Would you quote the material below from its first line through the line containing "import plotly.graph_objects as go", exactly and with both ends included?

• **Given material**
--------------------
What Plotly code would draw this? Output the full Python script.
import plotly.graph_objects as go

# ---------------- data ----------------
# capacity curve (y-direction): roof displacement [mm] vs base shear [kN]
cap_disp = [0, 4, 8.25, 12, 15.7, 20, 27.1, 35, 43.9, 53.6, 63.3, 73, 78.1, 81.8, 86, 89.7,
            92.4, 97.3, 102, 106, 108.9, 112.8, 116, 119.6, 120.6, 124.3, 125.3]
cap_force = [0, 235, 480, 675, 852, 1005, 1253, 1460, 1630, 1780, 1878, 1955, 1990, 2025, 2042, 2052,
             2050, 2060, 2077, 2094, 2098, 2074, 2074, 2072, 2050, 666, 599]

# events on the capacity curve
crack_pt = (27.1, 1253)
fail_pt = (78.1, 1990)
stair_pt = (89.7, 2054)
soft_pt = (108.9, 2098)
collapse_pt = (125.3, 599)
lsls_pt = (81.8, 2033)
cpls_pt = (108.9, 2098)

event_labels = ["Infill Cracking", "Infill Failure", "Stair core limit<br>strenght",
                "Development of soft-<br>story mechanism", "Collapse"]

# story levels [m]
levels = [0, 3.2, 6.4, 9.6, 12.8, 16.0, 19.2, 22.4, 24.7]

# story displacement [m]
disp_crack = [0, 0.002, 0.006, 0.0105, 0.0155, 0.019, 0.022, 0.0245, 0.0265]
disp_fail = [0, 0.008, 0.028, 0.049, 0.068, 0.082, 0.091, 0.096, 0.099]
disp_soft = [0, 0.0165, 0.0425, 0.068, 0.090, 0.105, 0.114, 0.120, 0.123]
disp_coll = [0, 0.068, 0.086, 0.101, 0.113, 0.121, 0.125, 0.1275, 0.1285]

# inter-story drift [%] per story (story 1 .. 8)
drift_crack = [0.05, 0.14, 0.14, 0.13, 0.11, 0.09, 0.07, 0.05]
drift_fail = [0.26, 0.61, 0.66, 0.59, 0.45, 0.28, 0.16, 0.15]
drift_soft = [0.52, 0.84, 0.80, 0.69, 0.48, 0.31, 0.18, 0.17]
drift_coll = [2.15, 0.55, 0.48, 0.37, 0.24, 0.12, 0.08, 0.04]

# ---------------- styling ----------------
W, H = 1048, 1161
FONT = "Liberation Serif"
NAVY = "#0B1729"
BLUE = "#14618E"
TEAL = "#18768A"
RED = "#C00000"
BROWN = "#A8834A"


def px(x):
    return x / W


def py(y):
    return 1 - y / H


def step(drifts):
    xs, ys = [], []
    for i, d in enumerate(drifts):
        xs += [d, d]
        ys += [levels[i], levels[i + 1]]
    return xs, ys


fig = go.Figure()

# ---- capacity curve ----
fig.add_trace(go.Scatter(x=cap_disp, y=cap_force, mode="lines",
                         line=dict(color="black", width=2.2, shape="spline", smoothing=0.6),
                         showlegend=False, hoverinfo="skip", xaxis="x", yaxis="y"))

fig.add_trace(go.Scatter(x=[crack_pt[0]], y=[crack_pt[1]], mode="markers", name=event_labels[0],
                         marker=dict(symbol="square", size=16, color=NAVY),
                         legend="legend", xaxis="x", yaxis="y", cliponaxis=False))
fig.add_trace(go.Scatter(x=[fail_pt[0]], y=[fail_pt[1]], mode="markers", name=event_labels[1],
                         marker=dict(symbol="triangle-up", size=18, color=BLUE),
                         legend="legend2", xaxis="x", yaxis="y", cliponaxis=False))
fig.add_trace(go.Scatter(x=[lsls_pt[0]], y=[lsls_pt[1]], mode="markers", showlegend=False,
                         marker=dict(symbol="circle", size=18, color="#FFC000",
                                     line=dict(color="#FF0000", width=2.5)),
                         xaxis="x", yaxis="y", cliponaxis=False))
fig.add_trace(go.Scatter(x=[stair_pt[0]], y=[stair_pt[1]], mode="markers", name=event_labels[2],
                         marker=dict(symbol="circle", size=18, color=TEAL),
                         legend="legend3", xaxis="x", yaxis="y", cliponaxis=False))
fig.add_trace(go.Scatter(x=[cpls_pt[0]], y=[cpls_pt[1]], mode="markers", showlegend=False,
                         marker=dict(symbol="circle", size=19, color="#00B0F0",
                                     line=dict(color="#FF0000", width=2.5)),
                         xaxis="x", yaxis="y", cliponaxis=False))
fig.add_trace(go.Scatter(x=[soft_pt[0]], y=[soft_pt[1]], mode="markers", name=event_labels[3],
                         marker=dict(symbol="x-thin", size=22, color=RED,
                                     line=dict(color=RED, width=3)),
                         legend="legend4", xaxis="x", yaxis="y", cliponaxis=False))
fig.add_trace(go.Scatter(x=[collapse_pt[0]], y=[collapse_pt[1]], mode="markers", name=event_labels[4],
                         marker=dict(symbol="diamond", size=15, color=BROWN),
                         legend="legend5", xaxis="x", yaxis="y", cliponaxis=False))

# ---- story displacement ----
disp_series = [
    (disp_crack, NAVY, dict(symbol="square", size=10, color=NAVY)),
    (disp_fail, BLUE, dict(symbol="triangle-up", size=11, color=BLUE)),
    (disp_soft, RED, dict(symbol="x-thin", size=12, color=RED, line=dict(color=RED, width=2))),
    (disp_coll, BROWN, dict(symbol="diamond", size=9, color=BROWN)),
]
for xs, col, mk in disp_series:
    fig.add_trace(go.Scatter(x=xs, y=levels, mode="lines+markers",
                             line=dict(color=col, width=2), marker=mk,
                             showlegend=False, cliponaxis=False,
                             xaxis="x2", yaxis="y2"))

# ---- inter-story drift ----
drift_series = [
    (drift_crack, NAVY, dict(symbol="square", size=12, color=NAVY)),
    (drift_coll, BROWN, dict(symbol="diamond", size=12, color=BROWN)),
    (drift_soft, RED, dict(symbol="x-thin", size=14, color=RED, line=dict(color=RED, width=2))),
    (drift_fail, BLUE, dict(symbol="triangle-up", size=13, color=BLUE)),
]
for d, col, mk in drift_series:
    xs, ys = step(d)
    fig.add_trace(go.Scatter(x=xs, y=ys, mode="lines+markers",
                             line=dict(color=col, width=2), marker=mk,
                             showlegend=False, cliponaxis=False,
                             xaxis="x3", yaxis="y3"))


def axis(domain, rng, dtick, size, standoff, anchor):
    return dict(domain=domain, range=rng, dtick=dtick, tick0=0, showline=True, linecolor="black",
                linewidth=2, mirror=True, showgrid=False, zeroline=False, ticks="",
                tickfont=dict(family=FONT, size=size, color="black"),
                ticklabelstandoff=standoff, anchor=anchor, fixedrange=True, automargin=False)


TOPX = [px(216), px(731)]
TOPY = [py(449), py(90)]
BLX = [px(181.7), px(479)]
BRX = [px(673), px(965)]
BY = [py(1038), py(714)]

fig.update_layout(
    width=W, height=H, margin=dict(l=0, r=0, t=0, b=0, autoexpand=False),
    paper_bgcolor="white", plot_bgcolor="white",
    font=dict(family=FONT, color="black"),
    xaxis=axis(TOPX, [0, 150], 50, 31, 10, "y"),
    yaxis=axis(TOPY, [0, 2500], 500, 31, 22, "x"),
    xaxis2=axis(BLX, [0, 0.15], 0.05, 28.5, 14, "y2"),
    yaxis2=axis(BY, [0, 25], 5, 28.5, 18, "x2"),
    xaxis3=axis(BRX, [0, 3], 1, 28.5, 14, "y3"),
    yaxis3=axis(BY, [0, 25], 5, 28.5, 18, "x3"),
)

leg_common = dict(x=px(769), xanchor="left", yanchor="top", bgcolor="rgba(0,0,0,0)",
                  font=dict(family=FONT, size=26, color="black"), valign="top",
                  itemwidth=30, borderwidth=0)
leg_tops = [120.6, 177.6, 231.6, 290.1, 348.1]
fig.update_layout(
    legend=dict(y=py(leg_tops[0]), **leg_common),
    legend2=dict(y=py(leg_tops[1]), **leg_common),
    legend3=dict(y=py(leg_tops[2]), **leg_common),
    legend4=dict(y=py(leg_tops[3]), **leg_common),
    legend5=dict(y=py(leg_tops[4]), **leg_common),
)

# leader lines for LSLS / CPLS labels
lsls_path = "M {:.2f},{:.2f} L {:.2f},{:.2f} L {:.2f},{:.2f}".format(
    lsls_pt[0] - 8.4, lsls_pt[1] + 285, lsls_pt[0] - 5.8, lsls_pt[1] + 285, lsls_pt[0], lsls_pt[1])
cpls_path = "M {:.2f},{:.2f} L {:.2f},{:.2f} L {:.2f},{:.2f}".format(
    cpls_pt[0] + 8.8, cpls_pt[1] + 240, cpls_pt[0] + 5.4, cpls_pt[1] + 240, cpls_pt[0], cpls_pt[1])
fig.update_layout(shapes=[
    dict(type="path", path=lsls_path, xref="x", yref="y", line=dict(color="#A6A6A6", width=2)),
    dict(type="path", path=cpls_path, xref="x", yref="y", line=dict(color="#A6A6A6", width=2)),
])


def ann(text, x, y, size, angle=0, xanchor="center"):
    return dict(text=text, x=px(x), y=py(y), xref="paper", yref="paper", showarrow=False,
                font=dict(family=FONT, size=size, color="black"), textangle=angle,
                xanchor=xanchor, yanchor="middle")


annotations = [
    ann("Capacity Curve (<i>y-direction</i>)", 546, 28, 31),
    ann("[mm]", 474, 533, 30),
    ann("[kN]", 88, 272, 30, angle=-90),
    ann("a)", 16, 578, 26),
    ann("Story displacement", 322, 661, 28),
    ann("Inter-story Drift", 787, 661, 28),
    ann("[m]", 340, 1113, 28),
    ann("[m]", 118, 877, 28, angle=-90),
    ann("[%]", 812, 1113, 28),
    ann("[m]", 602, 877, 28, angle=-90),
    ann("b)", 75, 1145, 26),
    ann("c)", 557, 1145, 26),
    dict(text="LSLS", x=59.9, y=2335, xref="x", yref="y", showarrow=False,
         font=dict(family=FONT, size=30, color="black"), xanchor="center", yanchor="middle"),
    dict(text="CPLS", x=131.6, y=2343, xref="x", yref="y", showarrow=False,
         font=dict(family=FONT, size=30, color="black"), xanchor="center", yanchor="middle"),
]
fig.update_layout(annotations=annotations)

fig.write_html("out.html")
--------------------
• **Correct response**
What Plotly code would draw this? Output the full Python script.
import plotly.graph_objects as go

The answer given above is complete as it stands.